Trouble avoiding "Trying to backward through the graph a second time" error on simple model

jwdink · January 18, 2018, 10:36pm

Hi,

I’m trying to teach myself the nuts and bolts of pytorch by implementing a relatively low level model (a kalman filter).

I keep running into the error: Trying to backward through the graph a second time, but the buffers have already been freed. Specify retain_graph=True when calling backward the first time.

I know this is a common error and there are a lot of posts with responses asking about it, but I haven’t gotten any solution to work. This is may be because I can’t see how the situation applies to my model, which makes me concerned I don’t understand the nuts and bolts very well.

I’ve tried to simplify the example as much as possible:

import torch
from torch.autograd import Variable
from torch.nn import Parameter
from torch import Tensor

N = 50
vel_true = torch.cumsum(torch.randn(N)/10., 0) # true velocity
pos_true = torch.cumsum(vel_true, 0) # true position
pos_obs = pos_true + torch.randn(N) # observed position

class KalmanFilter1(torch.nn.Module):
    def __init__(self):
        super(KalmanFilter1, self).__init__()
        self.log_obs_std = Parameter(Tensor([ 0.]))
        
        # if this parameter is set like so, the error doesn't occur:
        # self.log_process_std = Parameter(Tensor([-1.])) 

        # if the parameter is defined as its ratio to the other parameter, the error occurs.
        # no real reason to do this, but it was the easiest way to make the error occur in
        # this simple example (I originally encountered the error in a multivariate kalman-filter
        # but I think that code would just make the problem more obscure)
        self.log_ratio = Parameter(Tensor([ 0.]))
        self.log_process_std = torch.log( torch.exp(self.log_obs_std) * torch.exp(self.log_ratio) )
        
    def predict(self, x, k_mean, k_var):
        k_mean = k_mean
        k_var = k_var + torch.pow(torch.exp(self.log_process_std),2)
        return k_mean, k_var
    
    def update(self, x, k_mean, k_var):
        resid = x - k_mean
        K = k_var / ( k_var + torch.pow(torch.exp(self.log_obs_std),2) )
        k_mean = k_mean + K*resid
        k_var = (1.-K) * k_var
        return k_mean, k_var
        
    def forward(self, x):
        output = []
        
        k_mean = Variable(torch.zeros(1))
        k_var = Variable(torch.ones(1))
        output.append(k_mean)
        for i in range(len(x)-1):
            k_mean, k_var = self.predict(x[i], k_mean, k_var)
            k_mean, k_var = self.update(x[i], k_mean, k_var)
            output.append(k_mean)

        output = torch.cat(output, 0)
        return output

model = KalmanFilter1()
optimizer = torch.optim.RMSprop(model.parameters(),lr=0.01)

for t in range(100):
    obs_x = Variable(pos_obs)
    pred = model(obs_x)
    loss = torch.sum(torch.pow(obs_x - pred, 2))
    optimizer.zero_grad()
    loss.backward(retain_graph=False)
    optimizer.step()

As far as I can understand what retaining the graph means, I don’t think it should be needed here, as each training iteration is independent – I think I must be specifying something incorrectly about my model.

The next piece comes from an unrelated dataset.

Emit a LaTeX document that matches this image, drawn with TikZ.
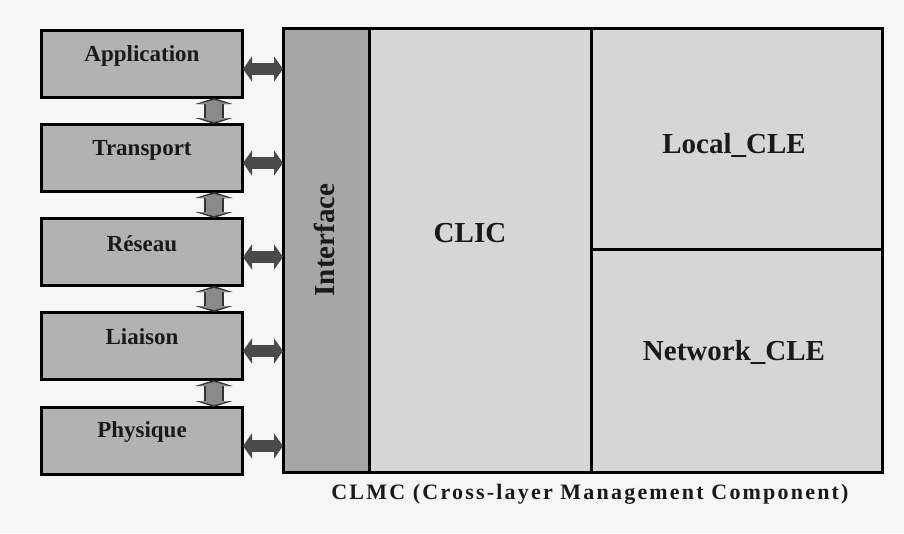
\documentclass[tikz,border=0pt]{standalone}
\usepackage{fontspec}
\setmainfont{Liberation Serif}
\usetikzlibrary{arrows.meta}
\definecolor{bgcol}{HTML}{F6F6F6}
\definecolor{layerfill}{HTML}{B2B2B2}
\definecolor{ifacefill}{HTML}{A6A6A6}
\definecolor{bigfill}{HTML}{D6D6D6}
\definecolor{harrowcol}{HTML}{4A4A4A}
\definecolor{varrowcol}{HTML}{8A8A8A}
\begin{document}
\begin{tikzpicture}[x=1pt,y=-1pt,
  layer/.style={draw=black, line width=3pt, fill=layerfill, minimum width=201pt, minimum height=67pt, anchor=north west, inner sep=0pt},
  laytext/.style={font=\bfseries\fontsize{23}{23}\selectfont, text=black!90},
  bigbox/.style={draw=black, line width=3pt, fill=bigfill, anchor=north west, inner sep=0pt},
  bigtext/.style={font=\bfseries\fontsize{29}{29}\selectfont, text=black!90},
  harrow/.style={draw=harrowcol, line width=12pt, {Triangle[length=9pt,width=25pt]}-{Triangle[length=9pt,width=25pt]}, shorten <=-1pt, shorten >=-1pt},
  varrowout/.style={draw=black!80, line width=20pt, {Triangle[length=6pt,width=37pt]}-{Triangle[length=6pt,width=37pt]}, shorten <=-1pt, shorten >=-1pt},
  varrow/.style={draw=varrowcol, line width=16pt, {Triangle[length=4pt,width=31pt]}-{Triangle[length=4pt,width=31pt]}, shorten <=1pt, shorten >=1pt}
]
\useasboundingbox (0,0) rectangle (904,533);
\fill[bgcol] (0,0) rectangle (904,533);

% big CLMC boxes
\node[bigbox, minimum width=222pt, minimum height=444pt] (clic) at (368,27) {};
\node[bigbox, minimum width=291pt, minimum height=221pt] (local) at (590,27) {};
\node[bigbox, minimum width=291pt, minimum height=223pt] (net) at (590,248) {};
\node[bigbox, fill=ifacefill, minimum width=86pt, minimum height=444pt] (iface) at (282,27) {};

\node[bigtext] (clict) at (470,233) {CLIC};
\node[bigtext] (localt) at (734,145) {Local\_CLE};
\node[bigtext] (nett) at (734,352) {Network\_CLE};
\node[bigtext, rotate=90] (ifacet) at (324,240) {Interface};

% layers
\node[layer] (app) at (40,29) {};
\node[layer] (tra) at (40,123) {};
\node[layer] (res) at (40,217) {};
\node[layer] (lia) at (40,311) {};
\node[layer] (phy) at (40,406) {};

\node[laytext] (appt) at ([yshift=8pt]app.center) {Application};
\node[laytext] (trat) at ([yshift=8pt]tra.center) {Transport};
\node[laytext] (rest) at ([yshift=8pt]res.center) {Réseau};
\node[laytext] (liat) at ([yshift=9pt]lia.center) {Liaison};
\node[laytext] (phyt) at ([yshift=9pt]phy.center) {Physique};

% horizontal arrows to interface
\foreach \n in {app,tra,res,lia,phy}{
  \draw[harrow] ([yshift=-5pt]\n.east) -- ([yshift=-5pt]\n.east -| iface.west);
}

% vertical arrows between layers
\foreach \a/\b in {app/tra,tra/res,res/lia,lia/phy}{
  \draw[varrowout] ([xshift=72pt]\a.south) -- ([xshift=72pt]\b.north);
  \draw[varrow] ([xshift=72pt]\a.south) -- ([xshift=72pt]\b.north);
}

\node[font=\bfseries\fontsize{22}{22}\selectfont\addfontfeature{LetterSpace=10}, text=black!90] (cap) at (590,494) {CLMC (Cross-layer Management Component)};
\end{tikzpicture}
\end{document}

Any help conceptually understanding why this error is occurring would be appreciated.

SimonW · January 18, 2018, 11:02pm

PyTorch uses dynamic graph. It’s not symbolic expression as tf is. You are backproping via this graph multiple times. Manually compute at each iteration please.

shahabty · January 19, 2018, 12:53am

Hello,
I faced this error once. Here is the solution: RuntimeError: Trying to backward through the graph a second time, but the buffers have already been freed. Specify retain_graph=True when calling backward the first time

In my case, since I called .backward() twice, It happend to me. I fixed this by adding retain_graph = True as an input of the first backward call

jwdink · January 19, 2018, 2:19am

This was the trick! I had exactly the conceptual confusion that you’ve identified. It was also the source of my problems in my original code.

Thanks!

Sidharth_R1 · December 5, 2022, 7:59am

Hey @jwdink, what was the change you made in your code to get it to work finally? I have a similar optimization process I am trying to solve and not sure how to work around this error.